If you can’t find fresh sage and you can’t bear dried, don’t despair!  There are plenty of options to flavoring this easy soup, which freezes beautifully, and can be dressed up with cream and calvados for a rich first course, or just heated up with some skim milk for a quick and a satisfying lo-cal lunch.

Break-Through Butternut Squash Soup

Serves 8
Prep time 1 hour
Cook time 1 hour
Total time 2 hours


  • 1 large butternut squash
  • (2 Tbl) 30 ml olive oil
  • vegetable oil
  • 2 large yellow onion (coarsely chopped)
  • 1 tart apple (cored, peeled, and seeded)
  • 1 bunch fresh thyme
  • 1 bunch fresh sage
  • (2 cups) 500 ml apple cider or apple juice
  • (1 cup) 250 ml dry sherry
  • (1 Tbl) 15 ml nutmeg
  • (1 tsp) 5 ml cinnamon
  • salt and pepper
  • (2 quarts) 2 l chicken stock


1. Preheat the oven to 200 C (400 F) on the roasting function if your oven has that. Adjust the rack to the middle level.
2. Lightly oil a baking sheet or roasting pan with vegetable pil or non-stick cooking spray.
3. Slice the butternut squash in half from the top stem to the rounded bottom (long ways).
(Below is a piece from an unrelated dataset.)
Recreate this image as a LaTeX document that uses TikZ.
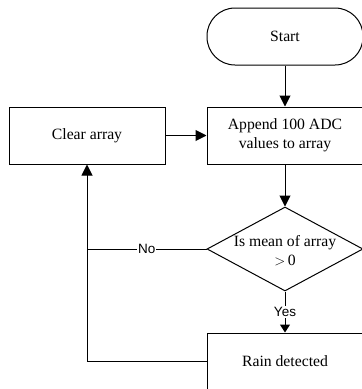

With the edge of a metal spoon, remove the seeds and stringy core or the squash and discard. Wipe dry with a paper towel. Brush half the olive oil all over the surface of the squash. Sprinkle salt and pepper in the hollow cavity of the squash, and place a sprig of fresh thyme in each. Remove the buds from the remainder of the thyme and set aside.
4. Roast the squash for 1 hour, or until the skin becomes brown. Let cool. Then, peel the skin off the squash (it should come off very easily) and discard. Chop the roasted squash into chunks (roughly 5 centimeters each, but it doesn’t matter how large they are.)
5. Set a heavy-bottomed soup pot on moderate heat. Heat the remaining Tbl of olive oil and sweat the chopped onions, stirring gently, until they are soft and translucent. Add a generous pinch of salt and stir. Raise the heat and pour in the cider, then use a wooden spoon to scrape up the onions and "fond" from the bottom of the pot. Reduce heat and simmer until the cider is evaporated into the onions. Add the sherry and repeat the process until the liquid is almost completely absorbed.
6. Add the apples, butternut squash, spices, the remainder of the thyme, half of the sage, and the chicken broth. Reduce heat, cover, and simmer until the apple slices are soft.
7. Puree the warm soup in batches with the remainder of the sage in a blender or handheld immersion blender until the soup is completely smooth. At this point, what I call “the base” is finished. If you want to freeze it in smaller batches, be sure to let it come to room temperature before you cover and pop it into the freezer. If serving, reheat gently, then finish and/or garnish (see below).

To Finish (optional)

Reheat the base over moderate heat, then whisk in Greek yoghurt or heavy cream (crème fraiche if you can find it!).  For a dinner-party finish, add a splash of Calvados and a dollop of whipped heavy cream and sprinkle with chopped parsley or chives.

To Garnish (optional):

Compliment the vibrant orange with contrasting chopped herbs – sage, thyme, chopped parsley or chives.  Float apple slices on the surface, or spike with a wedge of blood orange, or a curl of orange peel and a sprinkling of sumac.

Variation: Taking it East (optional):

Indian spices are a great variation for this soup.  Add a tablespoon of both curry powder and turmeric (both available in most supermarkets, the farmer’s markets, and the Indian Spice Shop) as you sweat the onions.